A Reflection for Thursday of the Fifth Week in Ordinary Time

Find today’s readings here.

The Lord God said: “It is not good for the man to be alone. I will make a suitable partner for him.” So the Lord God formed out of the ground various wild animals and various birds of the air, and he brought them to the man to see what he would call them; whatever the man called each of them would be its name. The man gave names to all the cattle, all the birds of the air, and all the wild animals; but none proved to be the suitable partner for the man.

So the LORD God cast a deep sleep on the man, and while he was asleep, he took out one of his ribs and closed up its place with flesh. The LORD God then built up into a woman the rib that he had taken from the man. When he brought her to the man, the man said:

This one, at last, is bone of my bones and flesh of my flesh; this one shall be called ‘woman,’ for out of ‘her man’ this one has been taken.”

That is why a man leaves his father and mother and clings to his wife, and the two of them become one flesh. (Gn 2:18-24)

I had a professor once who said the point of preaching was, first and foremost, to spread good news—the root source of the word “evangelization.” The Bible, he said, isn’t meant to be broken open so that people might be discouraged or insulted or disillusioned.

That’s easier said than done on some days.
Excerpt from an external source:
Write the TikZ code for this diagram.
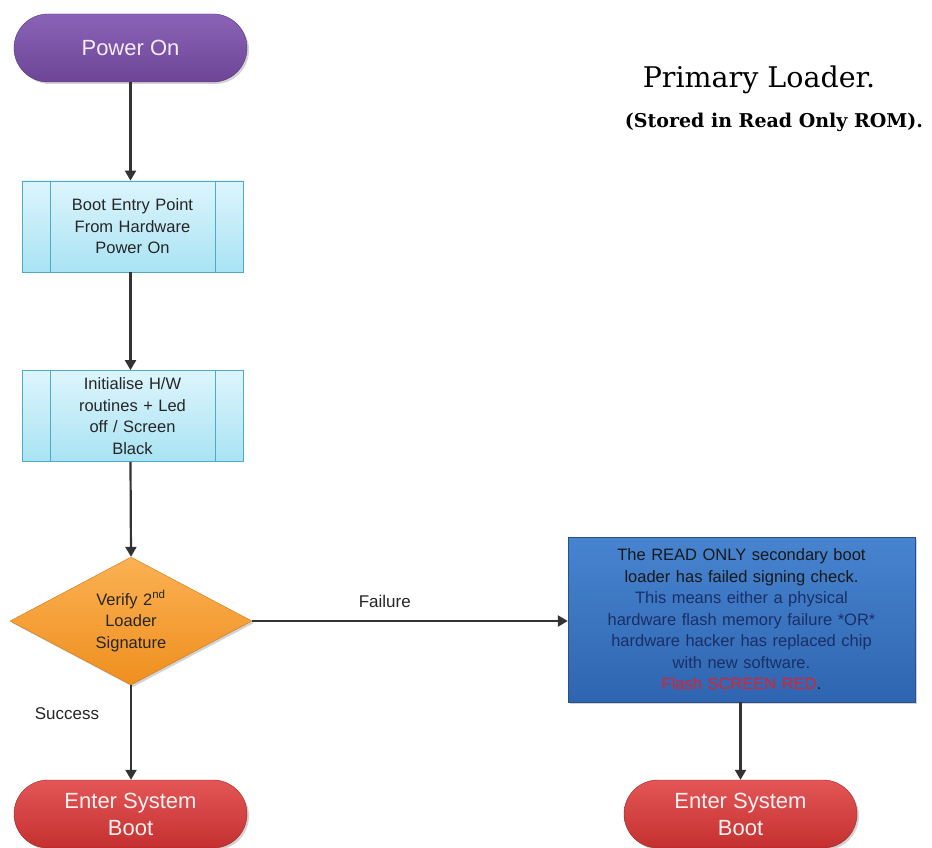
\documentclass[tikz,border=0pt]{standalone}
\usepackage{fontspec}
\setmainfont{Liberation Sans}
\newfontfamily\titlefont{DejaVu Serif}
\usetikzlibrary{arrows.meta,shapes.geometric,shadows}
\definecolor{purpA}{HTML}{8A63B8}
\definecolor{purpB}{HTML}{6E4596}
\definecolor{cyanA}{HTML}{DDF5FC}
\definecolor{cyanB}{HTML}{A9E3F3}
\definecolor{cyanL}{HTML}{4BACC6}
\definecolor{orgA}{HTML}{FBB153}
\definecolor{orgB}{HTML}{EF8F1F}
\definecolor{blueA}{HTML}{4784D0}
\definecolor{blueB}{HTML}{2F65B0}
\definecolor{redA}{HTML}{E45656}
\definecolor{redB}{HTML}{C43030}
\definecolor{navy}{HTML}{1A2F66}
\definecolor{flashred}{HTML}{E0202A}
\tikzset{
  term/.style={rectangle, rounded corners=34pt, minimum width=233pt, minimum height=68pt,
    inner sep=0pt, align=center, font=\fontsize{22}{27}\selectfont,
    drop shadow={opacity=0.35, shadow xshift=2pt, shadow yshift=-2pt}},
  purpterm/.style={term, top color=purpA, bottom color=purpB, draw=purpB!80!black, text=white!88!purpA},
  redterm/.style={term, top color=redA, bottom color=redB, draw=redB!80!black, text=white!92!redA},
  procbox/.style={rectangle, minimum width=221pt, minimum height=91pt, inner sep=0pt,
    top color=cyanA, bottom color=cyanB, draw=cyanL, line width=0.8pt, align=center,
    text width=150pt, text=black!85, font=\fontsize{16.5}{21.5}\selectfont,
    path picture={
      \draw[cyanL, line width=0.8pt] ([xshift=28pt]path picture bounding box.north west) -- ([xshift=28pt]path picture bounding box.south west);
      \draw[cyanL, line width=0.8pt] ([xshift=-28pt]path picture bounding box.north east) -- ([xshift=-28pt]path picture bounding box.south east);
    }},
  decide/.style={diamond, minimum width=242pt, minimum height=128pt, inner sep=0pt, aspect=1.89,
    top color=orgA, bottom color=orgB, draw=orgB!85!black, align=center, text width=90pt,
    text=black!85, font=\fontsize{16.5}{21.5}\selectfont,
    drop shadow={opacity=0.35, shadow xshift=2pt, shadow yshift=-2pt}},
  bluebox/.style={rectangle, minimum width=347pt, minimum height=165pt, inner sep=0pt,
    top color=blueA, bottom color=blueB, draw=blueB!80!black, align=center, text width=330pt,
    font=\fontsize{16.5}{21.5}\selectfont,
    drop shadow={opacity=0.35, shadow xshift=2pt, shadow yshift=-2pt}},
  conn/.style={draw=black!80, line width=2.2pt, -{Triangle[width=11pt,length=10pt]}},
  lbl/.style={font=\fontsize{17}{20}\selectfont, text=black!85, inner sep=0pt}
}
\begin{document}
\begin{tikzpicture}[x=1pt,y=-1pt]
\useasboundingbox[fill=white] (0,0) rectangle (932,848);
\node[purpterm] (pwr) at (130.5,48) {Power On};
\node[procbox] (boot) at (132.5,226.5) {Boot Entry Point\\From Hardware\\Power On};
\node[procbox] (init) at (132.5,416) {Initialise H/W\\routines + Led\\off / Screen\\Black};
\node[decide] (ver) at (131,621) {Verify 2\textsuperscript{nd}\\Loader\\Signature};
\node[bluebox] (fail) at (741.5,619.5) {\color{black!90}The READ ONLY secondary boot\\\color{black!90}loader has failed signing check.\\\color{navy}This means either a physical\\\color{navy}hardware flash memory failure *OR*\\\color{navy}hardware hacker has replaced chip\\\color{navy}with new software.\\{\color{flashred}Flash SCREEN RED}\color{black!90}.};
\node[redterm] (sys1) at (130.5,814) {Enter System\\Boot};
\node[redterm] (sys2) at (740.5,814) {Enter System\\Boot};
\node[font=\titlefont\fontsize{28.5}{30}\selectfont, inner sep=0pt] (title) at (759,80) {Primary Loader.};
\node[font=\titlefont\bfseries\fontsize{19}{22}\selectfont, inner sep=0pt] (sub) at (774,122) {(Stored in Read Only ROM).};
\draw[conn] (pwr.south) -- (pwr.south |- boot.north);
\draw[conn] (pwr.south |- boot.south) -- (pwr.south |- init.north);
\draw[conn] (pwr.south |- init.south) -- (ver.north);
\draw[conn] (ver.east) -- node[lbl, pos=0.42, above=12pt] {Failure} (ver.east -| fail.west);
\draw[conn] (ver.south) -- (ver.south |- sys1.north);
\draw[conn] (fail.south -| sys2) -- (sys2.north);
\node[lbl] (succ) at (67,714) {Success};
\end{tikzpicture}
\end{document}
Consider today’s first reading, where God decides the first man is lonely (after the animals prove unsuitable partners for him) and so creates woman…out of the man’s rib. Not to your taste? How about the Gospel, where Jesus appears to insult a Syro-Phoenician mother who has come to him for help? Eeep. Are today’s readings meant actually to see just how jesuitical a writer must be to find good news in all that?

Luckily, there’s “Jurassic Park.”

Why’s this? Well, in the original “Jurassic Park” movie, there’s a scene where Dr. Henry Wu explains how the masterminds of the dinosaur theme park could make sure the creatures couldn’t breed: All the animals were female. “All vertebrate embryos are inherently female anyway,” he tells his visitors. “They just require an extra hormone given at the right developmental stage to make them male.”

Now, this isn’t exactly true, non-movie scientists will tell you: An embryo’s biological sex is determined at fertilization. Whatever, it’s a movie—and it doesn’t end well for Dr. Wu and friends in any case. But it is true that for the first six weeks or so of life, embryos are undifferentiated—it’s not until the Y chromosome in some mammals triggers an increase of testosterone that such embryos develop into biological males. And we’re no different from other vertebrates—“all the cattle, all the birds of the air, and all the wild animals”—in this regard.

In other words, God forms men out of women.

But isn’t this an inversion of the Genesis story? A contradiction of the Bible? Or is it a case where the text points us to a deeper allegorical meaning about our own existence, our own place in God’s creation? Remember Pope Benedict XVI’s reflection on the Bible’s creation narratives in February 2013, in the final moments of his papacy: “The Bible does not intend to be a natural science manual,” he said. “Rather, it wishes to make the authentic and profound truth of things understood.”

And there is indeed authentic and profound truth to be found in today’s reading. We are not stronger, more virtuous, more deserving of God’s gifts based on our differences, but because of our shared humanity, our common formation by God’s will from the dust. Here is Pope Benedict again, on Feb. 6. 2013: “We come from the good earth through the work of the good Creator. In addition there is another fundamental reality: all human beings are dust, over and above the distinctions made by culture and by history, over and above every social difference; we are one humanity modelled with God’s one earth.”

Genesis had it right. God’s creation allows each of us to say of another, truthfully: “This one, at last, is bone of my bones and flesh of my flesh.”